QUESTION
Is micro-drama streaming the next TikTok?
Micro-drama streaming is probably not the “next TikTok” in the sense of replacing TikTok as a social network. It is better understood as a fast-growing parallel format that borrows TikTok’s vertical, swipe-friendly viewing behavior and applies it to scripted entertainment.
Why it’s different:
- Studio-produced vs. user-generated: TikTok is built around creators posting short videos. Micro-drama apps are usually professionally produced, serialized stories.
- Different monetization: TikTok is mainly ad- and creator-economy-driven, while micro-drama platforms often use freemium models such as subscriptions, coins, or pay-per-episode unlocks.
- Different user behavior: TikTok is social and trend-driven; micro-dramas are usually a solo binge-watching experience more like a very short-form streaming app.
Micro-dramas also tend to be very short, often about 1 to 2 minutes per episode, with stories structured into multi-episode arcs.

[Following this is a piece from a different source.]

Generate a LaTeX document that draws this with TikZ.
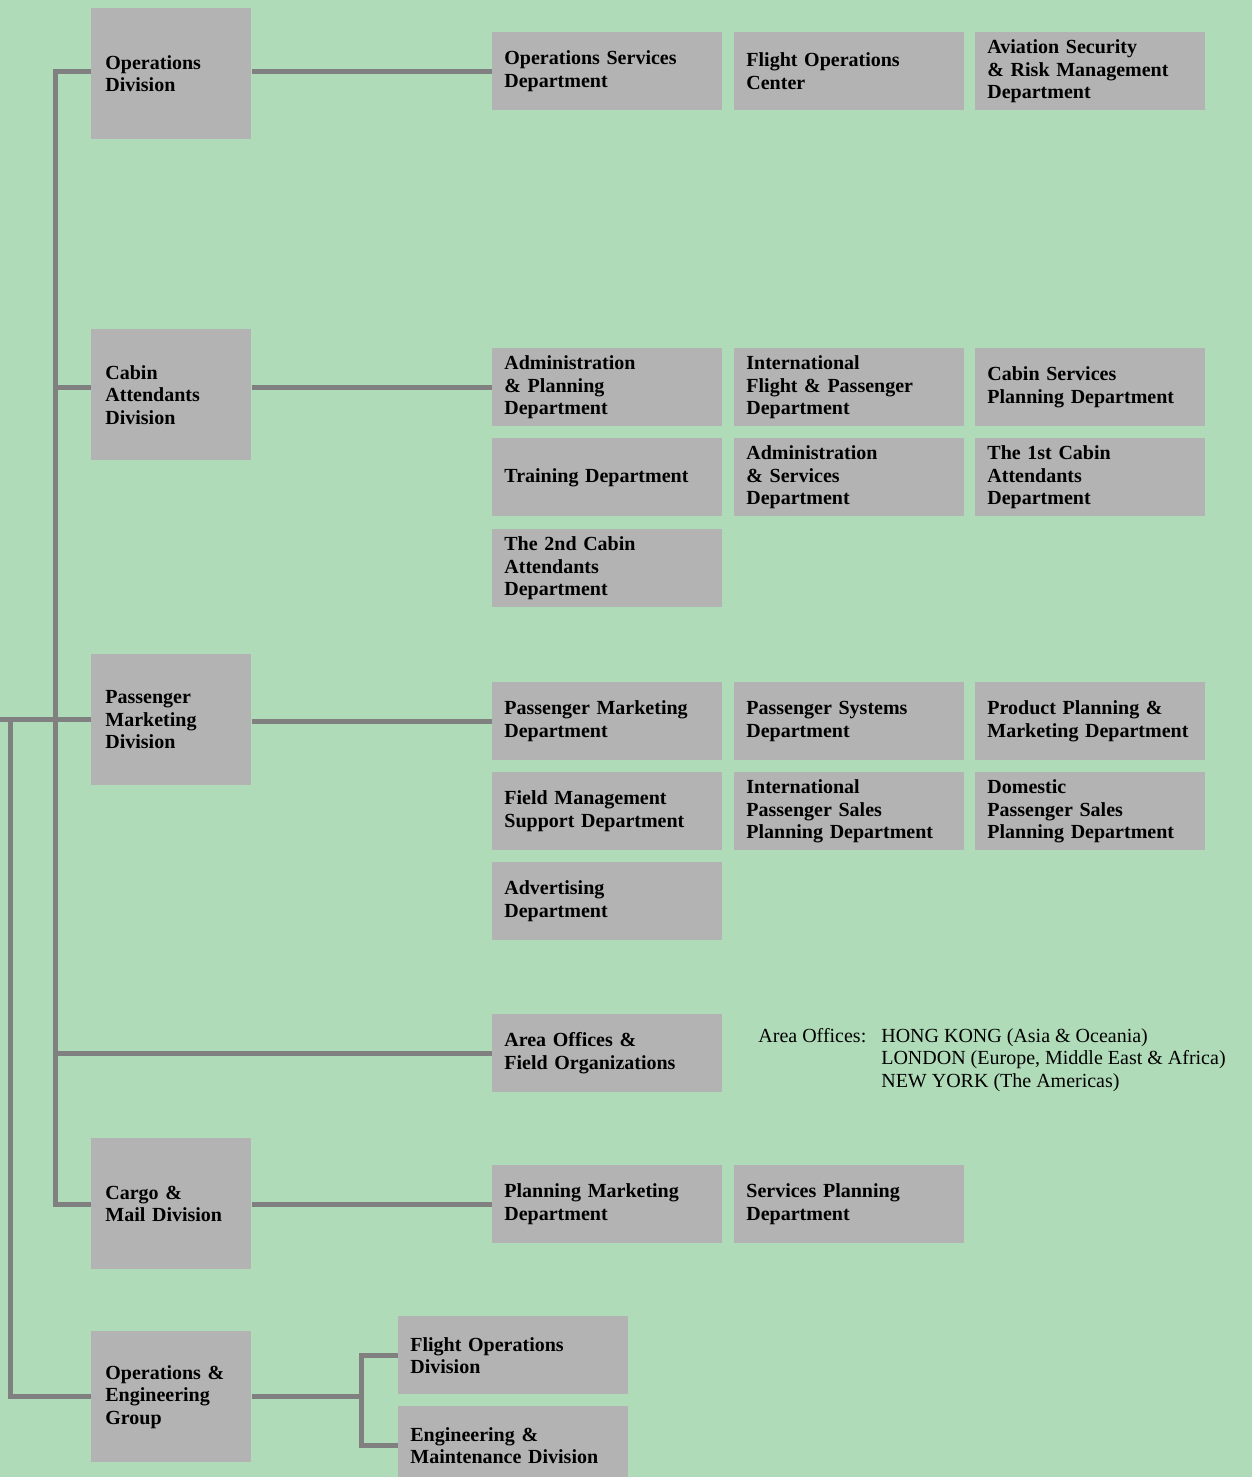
\documentclass[tikz,border=0pt]{standalone}
\usepackage{fontspec}
\setmainfont{Liberation Serif}
\definecolor{bggreen}{RGB}{176,219,184}
\definecolor{boxgray}{RGB}{179,179,179}
\definecolor{linegray}{RGB}{128,128,128}
\tikzset{
  orgfont/.style={font=\bfseries\fontsize{10}{11.25}\selectfont},
  divbox/.style={orgfont, fill=boxgray, anchor=north west, minimum width=80pt,
    minimum height=65.5pt, text width=66pt, inner xsep=7pt, align=left},
  deptbox/.style={orgfont, fill=boxgray, anchor=north west, minimum width=115pt,
    minimum height=39pt, text width=103pt, inner xsep=6pt, align=left},
  link/.style={draw=linegray, line width=2.5pt}
}
\begin{document}
\begin{tikzpicture}[x=0.5pt,y=-0.5pt]
\path[use as bounding box, fill=bggreen] (0,0) rectangle (1252,1477);
\clip (0,0) rectangle (1252,1477);
% divisions
\node[divbox] (opsdiv) at (91,8) {Operations\\Division};
\node[divbox] (cabdiv) at (91,329) {Cabin\\Attendants\\Division};
\node[divbox] (pasdiv) at (91,654) {Passenger\\Marketing\\Division};
\node[divbox] (cargodiv) at (91,1138) {Cargo \&\\Mail Division};
\node[divbox] (oegrp) at (91,1331) {Operations \&\\Engineering\\Group};
% departments
\foreach \n/\x/\y/\t in {
  opssvc/492/32/{Operations Services\\Department},
  fltctr/734/32/{Flight Operations\\Center},
  avsec/975/32/{Aviation Security\\\& Risk Management\\Department},
  admplan/492/348/{Administration\\\& Planning\\Department},
  intlflt/734/348/{International\\Flight \& Passenger\\Department},
  cabsvc/975/348/{Cabin Services\\Planning Department},
  training/492/438/{Training Department},
  admsvc/734/438/{Administration\\\& Services\\Department},
  cabfirst/975/438/{The 1st Cabin\\Attendants\\Department},
  cabsecond/492/529/{The 2nd Cabin\\Attendants\\Department},
  pasmkt/492/682/{Passenger Marketing\\Department},
  passys/734/682/{Passenger Systems\\Department},
  prodplan/975/682/{Product Planning \&\\Marketing Department},
  fieldmgmt/492/772/{Field Management\\Support Department},
  intlsales/734/772/{International\\Passenger Sales\\Planning Department},
  domsales/975/772/{Domestic\\Passenger Sales\\Planning Department},
  advert/492/862/{Advertising\\Department},
  areaoff/492/1014/{Area Offices \&\\Field Organizations},
  planmkt/492/1165/{Planning Marketing\\Department},
  svcplan/734/1165/{Services Planning\\Department},
  flops/398/1316/{Flight Operations\\Division},
  engmnt/398/1406/{Engineering \&\\Maintenance Division}}
  {\node[deptbox] (\n) at (\x,\y) {\t};}
% area offices note
\node[anchor=north west, inner sep=0pt, font=\fontsize{10}{11.25}\selectfont] (areanote) at (758,1026)
  {\begin{tabular}{@{}l@{\hspace{7.5pt}}l@{}}
   Area Offices: & HONG KONG (Asia \& Oceania)\\
                 & LONDON (Europe, Middle East \& Africa)\\
                 & NEW YORK (The Americas)
   \end{tabular}};
% connectors
\coordinate (trunk) at (55,0);
\coordinate (outer) at (10,0);
\coordinate (edge) at (0,0);
\coordinate (fork) at (361,0);
\draw[link] (opsdiv.west |- opssvc.west) -| (trunk |- planmkt.west) -- (cargodiv.west |- planmkt.west);
\draw[link] (cabdiv.west |- admplan.west) -- (trunk |- admplan.west);
\draw[link] (pasdiv.west) -- (pasdiv.west -| edge);
\draw[link] (areaoff.west) -- (areaoff.west -| trunk);
\draw[link] (pasdiv.west -| outer) |- (oegrp.west);
\draw[link] (opsdiv.east |- opssvc.west) -- (opssvc.west);
\draw[link] (cabdiv.east |- admplan.west) -- (admplan.west);
\draw[link] (pasdiv.east |- pasmkt.west) -- (pasmkt.west);
\draw[link] (cargodiv.east |- planmkt.west) -- (planmkt.west);
\draw[link] (oegrp.east) -- (oegrp.east -| fork);
\draw[link] (flops.west) -| (engmnt.west -| fork) -- (engmnt.west);
\end{tikzpicture}
\end{document}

So the strongest comparison is: micro-drama streaming looks like a new short-form entertainment category that grew out of the TikTok era, not a replacement for TikTok itself. Some micro-drama apps can rank alongside or occasionally above TikTok in app store download charts during major marketing pushes, but that does not mean they are displacing TikTok as a broader social platform.
One caveat: app popularity, revenue, and chart rankings change quickly, so any claim that a specific micro-drama app is currently “bigger than TikTok” should be checked against up-to-date app store and market data.